The XIB Fund posted a 0.8% loss in December, partly because of a reduced valuation on one of its private holdings, though it still returned 6.2% last year — rebounding from a loss of almost 15% in 2022.

“Gold and other commodity-driven equities have traditionally performed well during the next stages of the credit cycle,” McNulty said in an emailed statement, adding that there’s a looming supply shortfall in the uranium sector that’s garnering global attention.

The price of uranium, used to power nuclear reactors, has skyrocketed as last year’s coup in Niger disrupted shipments to European reactors, and miner Cameco Corp. reduced its production targets because of challenges at its Canadian operations. The US, meanwhile, is intensifying efforts to ramp up enrichment as it plans to bar enriched-uranium imports from Russia, its top foreign supplier.

With Canada home to hundreds of mining and resource companies, McNulty said he expects “an increase in corporate finance, M&A, and index events in these sectors,” and that Toronto-based XIB has “correspondingly added to our investing activities and event-driven exposure.”

XIB finished last year fully invested after adding new gold and uranium positions, according to the letter to investors. “Now, after what feels like two years of playing defense within the portfolio, we feel as though we are back to playing offense.”

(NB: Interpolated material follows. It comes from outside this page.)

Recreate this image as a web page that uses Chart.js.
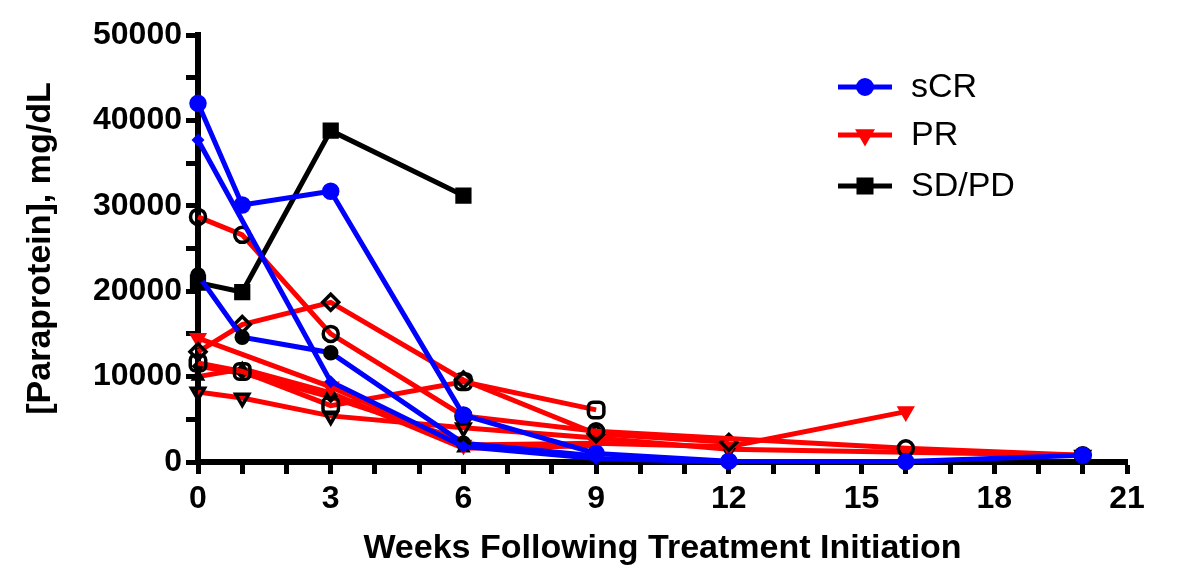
<!DOCTYPE html>
<html>
<head>
<meta charset="utf-8">
<script src="https://cdn.jsdelivr.net/npm/chart.js@4/dist/chart.umd.min.js"></script>
<style>
  html, body { margin: 0; background: #fff; }
</style>
</head>
<body>
<canvas id="chart" width="1200" height="587"></canvas>
<script>
// weeks after treatment start and paraprotein (mg/dL) per patient
const weeksScr1 = [0, 1, 3, 6, 9, 12, 16, 20];
const paraScr1 = [42000, 30100, 31700, 5500, 1000, 100, 50, 800];
const weeksScr2 = [0, 3, 6, 9, 12];
const paraScr2 = [37700, 9400, 1800, 400, 0];
const weeksScr3 = [0, 1, 3, 6, 9];
const paraScr3 = [21900, 14600, 12800, 2200, 700];

const weeksSd1 = [0, 1, 3, 6];
const paraSd1 = [21000, 19900, 38800, 31200];

const weeksPrCircle = [0, 1, 3, 6, 9, 16, 20];
const paraPrCircle = [28700, 26600, 15000, 5400, 3600, 1600, 800];
const weeksPrDiamond = [0, 1, 3, 6, 9, 12];
const paraPrDiamond = [12900, 16100, 18700, 9600, 3300, 2300];
const weeksPrSquare = [0, 1, 3, 6, 9];
const paraPrSquare = [11600, 10600, 6600, 9400, 6100];
const weeksPrTri = [0, 3, 6, 9, 12, 16];
const paraPrTri = [14500, 8800, 2000, 2200, 1800, 5900];
const weeksPrOpenTri = [0, 1, 3, 6, 9, 12, 20];
const paraPrOpenTri = [8200, 7500, 5400, 4000, 2800, 1500, 800];
const weeksPrOther1 = [0, 1, 3, 6, 9];
const paraPrOther1 = [10000, 10900, 8100, 1600, 1900];
const weeksPrOther2 = [0, 1, 3, 6];
const paraPrOther2 = [11200, 10400, 7600, 2500];

const xTicks = [0, 3, 6, 9, 12, 15, 18, 21];
const yTicks = [0, 10000, 20000, 30000, 40000, 50000];

const legendLabels = ['sCR', 'PR', 'SD/PD'];

const BLUE = '#0000ff';
const RED = '#ff0000';
const BLACK = '#000000';
const NONE = 'rgba(0,0,0,0)';

function pts(weeks, vals) {
  return weeks.map((w, i) => ({ x: w, y: vals[i] }));
}

function series(weeks, vals, color, style) {
  return Object.assign({
    data: pts(weeks, vals),
    borderColor: color,
    borderWidth: 5,
    tension: 0,
    clip: false,
    pointStyle: 'circle',
    pointRadius: 7,
    pointBorderWidth: 3.5,
    pointBorderColor: BLACK,
    pointBackgroundColor: NONE,
    pointRotation: 0
  }, style);
}

const datasets = [
  series(weeksScr1, paraScr1, BLUE, { pointBorderColor: BLUE, pointBackgroundColor: BLUE, pointRadius: 7 }),
  series(weeksScr2, paraScr2, BLUE, { pointStyle: 'rectRot', pointBorderColor: BLUE, pointBackgroundColor: BLUE, pointRadius: 4 }),
  series(weeksScr3, paraScr3, BLUE, { pointBackgroundColor: BLACK, pointRadius: 6 }),
  series(weeksSd1, paraSd1, BLACK, { pointStyle: 'rect', pointBackgroundColor: BLACK, pointRadius: 9 }),
  series(weeksPrCircle, paraPrCircle, RED, { pointRadius: 7.5 }),
  series(weeksPrDiamond, paraPrDiamond, RED, { pointStyle: 'rectRot', pointRadius: 8 }),
  series(weeksPrSquare, paraPrSquare, RED, { pointStyle: 'rectRounded', pointRadius: 9 }),
  series(weeksPrTri, paraPrTri, RED, { pointStyle: 'triangle', pointRotation: 180, pointBorderColor: RED, pointBackgroundColor: RED, pointRadius: 7 }),
  series(weeksPrOpenTri, paraPrOpenTri, RED, { pointStyle: 'triangle', pointRotation: 180, pointRadius: 7.5 }),
  series(weeksPrOther1, paraPrOther1, RED, { pointStyle: 'triangle', pointBackgroundColor: BLACK, pointRadius: 5 }),
  series(weeksPrOther2, paraPrOther2, RED, { pointStyle: 'rectRot', pointBackgroundColor: BLACK, pointRadius: 4 })
];

// legend drawn inside the plot, top right
const legendPlugin = {
  id: 'insideLegend',
  afterDraw(chart) {
    const ctx = chart.ctx;
    const items = [
      { text: legendLabels[0], color: BLUE, style: 'circle', rot: 0, r: 6.5 },
      { text: legendLabels[1], color: RED, style: 'triangle', rot: 180, r: 6.5 },
      { text: legendLabels[2], color: BLACK, style: 'rect', rot: 0, r: 8.5 }
    ];
    const ys = [87, 135, 186];
    ctx.save();
    items.forEach((it, i) => {
      const y = ys[i];
      ctx.strokeStyle = it.color;
      ctx.lineWidth = 5;
      ctx.beginPath();
      ctx.moveTo(838, y);
      ctx.lineTo(892, y);
      ctx.stroke();
      ctx.fillStyle = it.color;
      Chart.helpers.drawPoint(ctx, { pointStyle: it.style, rotation: it.rot, radius: it.r, borderWidth: 1 }, 865, y);
      ctx.fillStyle = BLACK;
      ctx.font = '34px "Liberation Sans", Arial, sans-serif';
      ctx.textBaseline = 'middle';
      ctx.textAlign = 'left';
      ctx.fillText(it.text, 911, y + 1);
    });
    ctx.restore();
  }
};

const tickFont = { family: '"Liberation Sans", Arial, sans-serif', size: 32, weight: 'bold' };
const titleFont = { family: '"Liberation Sans", Arial, sans-serif', size: 34, weight: 'bold' };

new Chart(document.getElementById('chart'), {
  type: 'line',
  data: { datasets: datasets },
  options: {
    responsive: false,
    animation: false,
    layout: { padding: { top: 35, right: 73, left: 0, bottom: 0 } },
    plugins: {
      legend: { display: false },
      tooltip: { enabled: false }
    },
    scales: {
      x: {
        type: 'linear',
        min: 0,
        max: 21,
        border: { display: true, color: BLACK, width: 6 },
        grid: { drawOnChartArea: false, color: BLACK, tickLength: 12, tickWidth: 5 },
        ticks: {
          stepSize: 1,
          color: BLACK,
          font: tickFont,
          padding: 6,
          maxRotation: 0,
          autoSkip: false,
          callback: v => xTicks.includes(v) ? String(v) : ''
        },
        title: {
          display: true,
          text: 'Weeks Following Treatment Initiation',
          color: BLACK,
          font: titleFont,
          padding: { top: 0, bottom: 18 }
        },
        afterFit: s => { s.height = 125; }
      },
      y: {
        min: 0,
        max: 50000,
        border: { display: true, color: BLACK, width: 6 },
        grid: { drawOnChartArea: false, color: BLACK, tickLength: 12, tickWidth: 5 },
        ticks: {
          stepSize: 5000,
          color: BLACK,
          font: tickFont,
          padding: 4,
          autoSkip: false,
          callback: v => yTicks.includes(v) ? String(v) : ''
        },
        title: {
          display: true,
          text: '[Paraprotein], mg/dL',
          color: BLACK,
          font: titleFont,
          padding: { top: 20, bottom: 0 }
        },
        afterFit: s => { s.width = 198; }
      }
    }
  },
  plugins: [legendPlugin]
});
</script>
</body>
</html>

The XIB Fund returned about 227% since its August 2019 inception, with the bulk of those returns coming in 2020 and 2021, according to the firm. The fund is relatively small — it had about C$160 million ($119 million) at the end of September, according to a document from Bank of Montreal — and pursues a flexible strategy that can include equity, debt and convertible securities alongside event-driven bets such as corporate reorganizations.